Güzoğlu, bilimsel araştırmaları teşvik ettiklerini, daha ilk yıldan itibaren öğrencilerin araştırma projelerine dahil olduğunu belirterek, sosyal sorumluluk projelerine önem verdiklerini de kaydetti. Güzoğlu, öğrencilerinin toplum sağlığı ve dezavantajlı grupların desteklenmesi gibi projelerde aktif görev aldığını söyledi. Güzoğlu ayrıca, ikinci sınıftan itibaren öğrencilerin hastalarla hem kendi kliniklerinde hem de Gazimağusa Devlet Hastanesi'nde karşılaşmasını sağladıklarına da dikkat çekti.

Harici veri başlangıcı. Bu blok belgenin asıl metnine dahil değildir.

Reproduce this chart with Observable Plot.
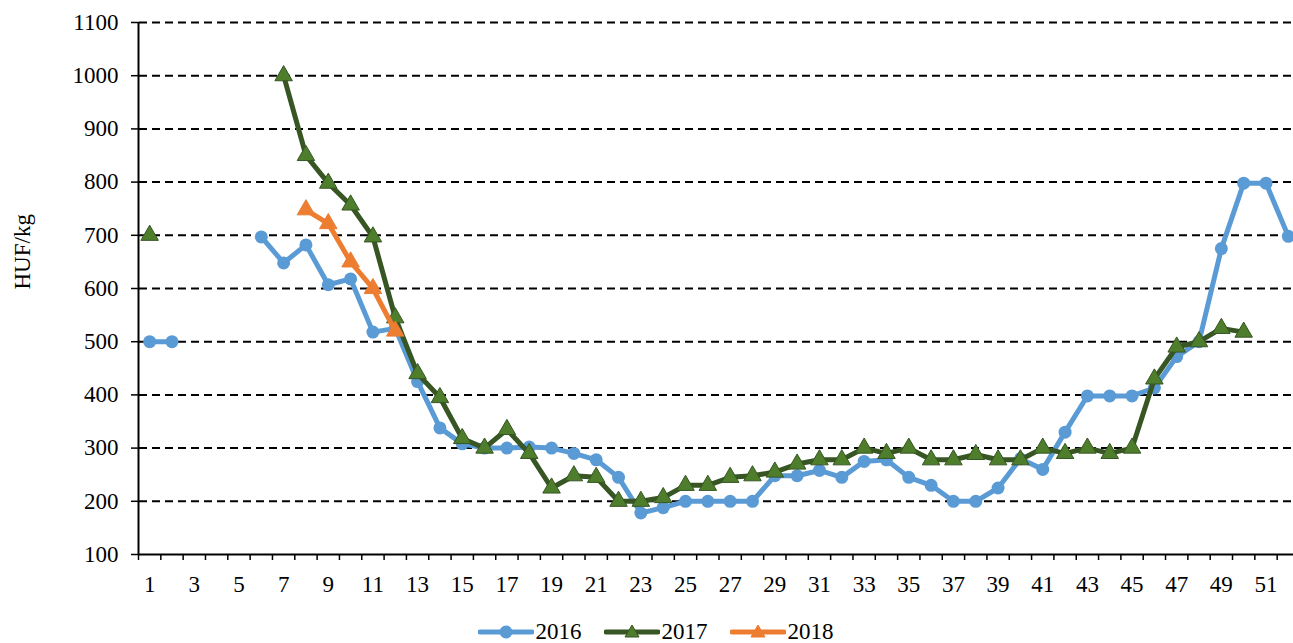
<!DOCTYPE html>
<html>
<head>
<meta charset="utf-8">
<script src="https://cdn.jsdelivr.net/npm/d3@7"></script>
<script src="https://cdn.jsdelivr.net/npm/@observablehq/plot@0.6"></script>
<style>
  html, body { margin: 0; padding: 0; background: #fff; overflow: hidden; }
  #chart svg { display: block; }
  #legend { box-sizing: border-box; display: flex; justify-content: center; align-items: center; gap: 22px; height: 31px; padding-top: 8px;
            font-family: "Liberation Serif", "Times New Roman", serif; font-size: 23px; line-height: 1; color: #000; padding-left: 18px; }
  .item { display: flex; align-items: center; gap: 2px; }
</style>
</head>
<body>
<div id="chart"></div>
<div id="legend"></div>
<script>
const weeks = d3.range(1, 53);
const series = ["2016", "2017", "2018"];
const v2016 = [500, 500, null, null, null, 697, 648, 682, 607, 618, 518, 525, 425, 338, 308, 300, 300, 302, 300, 290,
  278, 245, 178, 188, 200, 200, 200, 200, 248, 248, 258, 245, 275, 278, 245, 230, 200, 200, 225, 280,
  260, 330, 398, 398, 398, 413, 472, 500, 675, 798, 798, 698];
const v2017 = [700, null, null, null, null, null, 1000, 850, 798, 757, 697, 545, 440, 395, 318, 300, 335, 290, 225, 248,
  245, 200, 200, 207, 230, 230, 245, 248, 255, 270, 278, 278, 300, 290, 300, 278, 278, 288, 278, 278,
  300, 290, 300, 290, 300, 430, 490, 500, 525, 518, null, null];
const v2018 = [null, null, null, null, null, null, null, 748, 722, 650, 600, 520, null, null, null, null, null, null, null, null,
  null, null, null, null, null, null, null, null, null, null, null, null, null, null, null, null, null, null, null, null,
  null, null, null, null, null, null, null, null, null, null, null, null];
const yTicks = d3.range(100, 1101, 100);
const xLabels = d3.range(1, 53, 2);
const colors = {"2016": "#5B9BD5", "2017": "#375623", "2018": "#ED7D31"};
const markerFill = {"2016": "#5B9BD5", "2017": "#4E7D2C", "2018": "#ED7D31"};

const rows = [];
[v2016, v2017, v2018].forEach((arr, i) => arr.forEach((v, j) => rows.push({series: series[i], week: weeks[j], value: v})));
const data = s => rows.filter(d => d.series === s);

const font = '"Liberation Serif", "Times New Roman", serif';
const plot = Plot.plot({
  width: 1293, height: 612,
  marginTop: 22, marginBottom: 58, marginLeft: 139, marginRight: 0,
  style: {fontFamily: font, fontSize: "23px", color: "#000", background: "#fff", overflow: "hidden"},
  x: {type: "linear", domain: [0.5, 52.5], range: [138, 1299]},
  y: {domain: [100, 1100]},
  marks: [
    Plot.ruleY(yTicks.filter(t => t > 100), {stroke: "#000", strokeWidth: 2, strokeDasharray: "8,5"}),
    Plot.axisY({ticks: yTicks, tickSize: 8, tickPadding: 13, tickFormat: d => String(d), label: null, stroke: "#000", strokeWidth: 1.5, fontSize: 23}),
    Plot.axisX({ticks: d3.range(0.5, 53, 1), tickSize: 6, tickFormat: () => "", label: null, stroke: "#000", strokeWidth: 1.5}),
    Plot.axisX({ticks: xLabels, tickSize: 0, tickPadding: 21, tickFormat: d => String(d), label: null, fontSize: 23}),
    Plot.ruleX([0.5], {stroke: "#000", strokeWidth: 2}),
    Plot.ruleY([100], {stroke: "#000", strokeWidth: 2}),
    Plot.text(["HUF/kg"], {frameAnchor: "left", dx: -117, dy: 1, rotate: -90, text: d => d, fontSize: 23}),
    Plot.line(data("2016"), {x: "week", y: "value", stroke: colors["2016"], strokeWidth: 5, defined: d => d.value != null}),
    Plot.dot(data("2016").filter(d => d.value != null), {x: "week", y: "value", r: 6.5, fill: markerFill["2016"], stroke: "none"}),
    Plot.line(data("2017"), {x: "week", y: "value", stroke: colors["2017"], strokeWidth: 5, defined: d => d.value != null}),
    Plot.dot(data("2017").filter(d => d.value != null), {x: "week", y: "value", symbol: "triangle", r: 6.5, fill: markerFill["2017"], stroke: colors["2017"], strokeWidth: 1}),
    Plot.line(data("2018"), {x: "week", y: "value", stroke: colors["2018"], strokeWidth: 5, defined: d => d.value != null}),
    Plot.dot(data("2018").filter(d => d.value != null), {x: "week", y: "value", symbol: "triangle", r: 6.5, fill: markerFill["2018"], stroke: colors["2018"], strokeWidth: 1})
  ]
});
document.getElementById("chart").appendChild(plot);

const legend = document.getElementById("legend");
series.forEach(s => {
  const item = document.createElement("div");
  item.className = "item";
  const marker = s === "2016"
    ? `<circle cx="28" cy="10" r="6.5" fill="${markerFill[s]}"/>`
    : `<path d="M28,3 L35,15 L21,15 Z" fill="${markerFill[s]}" stroke="${colors[s]}" stroke-width="1"/>`;
  item.innerHTML = `<svg width="56" height="20"><line x1="2" y1="10" x2="54" y2="10" stroke="${colors[s]}" stroke-width="5" stroke-linecap="round"/>${marker}</svg><span>${s}</span>`;
  legend.appendChild(item);
});
</script>
</body>
</html>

Güzoğlu, “Sadece iyi doktorlar değil, topluma duyarlı hekimler yetiştirmeyi amaçlıyoruz." diye konuştu.

 

Öğrenciler… Mezunlar… 23 ülkeden 230 mezun

Şimdiye kadar 230 civarında mezun verildiğini, mezunların yüzde 30'unun KKTC'den, yüzde 20'sinin Türkiye'den ve yüzde 50'sinin de uluslararası öğrencilerden oluştuğunu belirten Güzoğlu, halihazırda 23 farklı ülkeden mezunları bulunduğunu kaydetti.

Mezun takip sistemini geliştirmeye çalıştıklarını ancak ellerinde mezunlarıyla ilgili gerekli bilgilerin olduğunu anlatan Güzoğlu, hem Kıbrıs'a gelip çeşitli branşlarda çalışan hem de yurt dışında büyük başarılar elde eden mezunları bulunduğunu ve kendileriyle iletişim içerisinde olduklarını vurguladı.

 

Hedefler…

Fakültenin hedeflerinden de bahseden Güzoğlu, yüksek lisans, doktora ve master programı açmayı, uluslararası iş birliklerini geliştirmeyi, öğrenci değişim programlarını ve bilimsel araştırmaları artırmayı hedeflediklerini kaydetti.